Water will fall if one of the planets is inside the habitable region.

Life will begin? Nobody knows for sure.

Maybe a moon is necessary to stabilise the tilt of the planets axis.

Many attempts of the evolution are necessary to come up with intelligent species.

More attempts are necessary to come up with intelligent tool-users.

After a short time (some million years) they will have agriculture then cities then technology then ??? we do not know how fast the civilisations will destroy themselves.

RHABE

nice stuff for the most part Rhabe.... one clarification, one disagreement.

clarification...elements up to iron would be produced all along the stars lifespan, not mostly later....

disagreement. neutron capture either fast or thermal isn't really going to get very far up the chain. sure, occassionally you could get back to back beta decay and move up a little, but alpha decays knock it right back down.

elements above iron are going to result from the extreem pressure temperature in the supernovae explosion shock wave, binding multiple iron or less nuclei... pilsbury dough bisquit squeeze.

benbenben

The color of a star is determined by the temperature of its outer layers, regardless of the chemical content.
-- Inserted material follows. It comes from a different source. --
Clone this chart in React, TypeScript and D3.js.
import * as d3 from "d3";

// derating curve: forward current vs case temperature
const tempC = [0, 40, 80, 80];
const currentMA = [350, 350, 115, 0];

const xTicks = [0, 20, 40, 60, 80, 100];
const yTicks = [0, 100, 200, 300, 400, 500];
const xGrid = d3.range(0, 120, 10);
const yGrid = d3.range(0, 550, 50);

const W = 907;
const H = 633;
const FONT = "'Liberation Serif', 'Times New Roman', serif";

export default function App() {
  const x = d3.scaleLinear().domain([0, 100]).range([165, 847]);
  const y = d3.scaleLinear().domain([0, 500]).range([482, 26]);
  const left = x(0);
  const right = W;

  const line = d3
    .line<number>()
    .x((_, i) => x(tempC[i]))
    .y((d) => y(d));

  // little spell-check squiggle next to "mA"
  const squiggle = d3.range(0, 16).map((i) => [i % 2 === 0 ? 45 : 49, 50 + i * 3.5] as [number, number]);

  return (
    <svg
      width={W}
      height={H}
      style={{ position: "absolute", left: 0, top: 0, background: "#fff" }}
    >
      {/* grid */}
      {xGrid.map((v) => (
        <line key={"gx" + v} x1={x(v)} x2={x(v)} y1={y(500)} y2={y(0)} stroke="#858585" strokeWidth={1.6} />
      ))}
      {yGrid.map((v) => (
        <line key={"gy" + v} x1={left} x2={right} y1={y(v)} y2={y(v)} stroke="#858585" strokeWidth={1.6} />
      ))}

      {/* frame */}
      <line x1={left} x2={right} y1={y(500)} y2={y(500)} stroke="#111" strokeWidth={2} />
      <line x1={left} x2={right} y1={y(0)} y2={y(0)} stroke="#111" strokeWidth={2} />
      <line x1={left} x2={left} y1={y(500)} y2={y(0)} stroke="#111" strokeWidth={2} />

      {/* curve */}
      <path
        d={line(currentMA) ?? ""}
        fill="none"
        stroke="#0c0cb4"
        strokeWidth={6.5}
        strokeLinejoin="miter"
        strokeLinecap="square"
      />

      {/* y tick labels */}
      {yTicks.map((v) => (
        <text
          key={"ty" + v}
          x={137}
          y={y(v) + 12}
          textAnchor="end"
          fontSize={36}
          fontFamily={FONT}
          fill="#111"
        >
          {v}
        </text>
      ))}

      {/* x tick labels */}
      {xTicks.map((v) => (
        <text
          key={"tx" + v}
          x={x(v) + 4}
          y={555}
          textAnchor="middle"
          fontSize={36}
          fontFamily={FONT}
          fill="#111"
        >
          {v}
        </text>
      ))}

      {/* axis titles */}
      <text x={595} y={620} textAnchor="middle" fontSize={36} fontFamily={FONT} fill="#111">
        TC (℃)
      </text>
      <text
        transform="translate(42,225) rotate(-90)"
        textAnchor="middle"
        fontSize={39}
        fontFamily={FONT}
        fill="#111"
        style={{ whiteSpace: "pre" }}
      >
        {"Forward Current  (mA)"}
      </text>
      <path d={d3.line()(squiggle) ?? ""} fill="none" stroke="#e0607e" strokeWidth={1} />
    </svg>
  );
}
Current theory says that all young stars burn Hydrogen to Helium, regardless of their masses. More massive stars have higher pressure at their cores, so reactions occur faster, generating more heat. If all young hydrogen-burning stars use the same mechanisms to move heat to the surface, smaller ones will be redder and larger ones will be bluer, even though they all burn the same stuff.

Later in their lives some stars start burning different stuff, and then it's a different story. From observations, it seems that the transition from hydrogen-burning to other elements involves puffing out the outer layers so that they cool.

Current theory says that big blue stars should all be young hydrogen-burners. Small blue stars would be the super-heated remnants of big stars that recently exploded, losing their outer layers. These remnants wouldn't be burning anything at all; they would be glowing with leftover heat from their younger days.

(My avatar is supposed to be a big blue star, but it wouldn't fit.)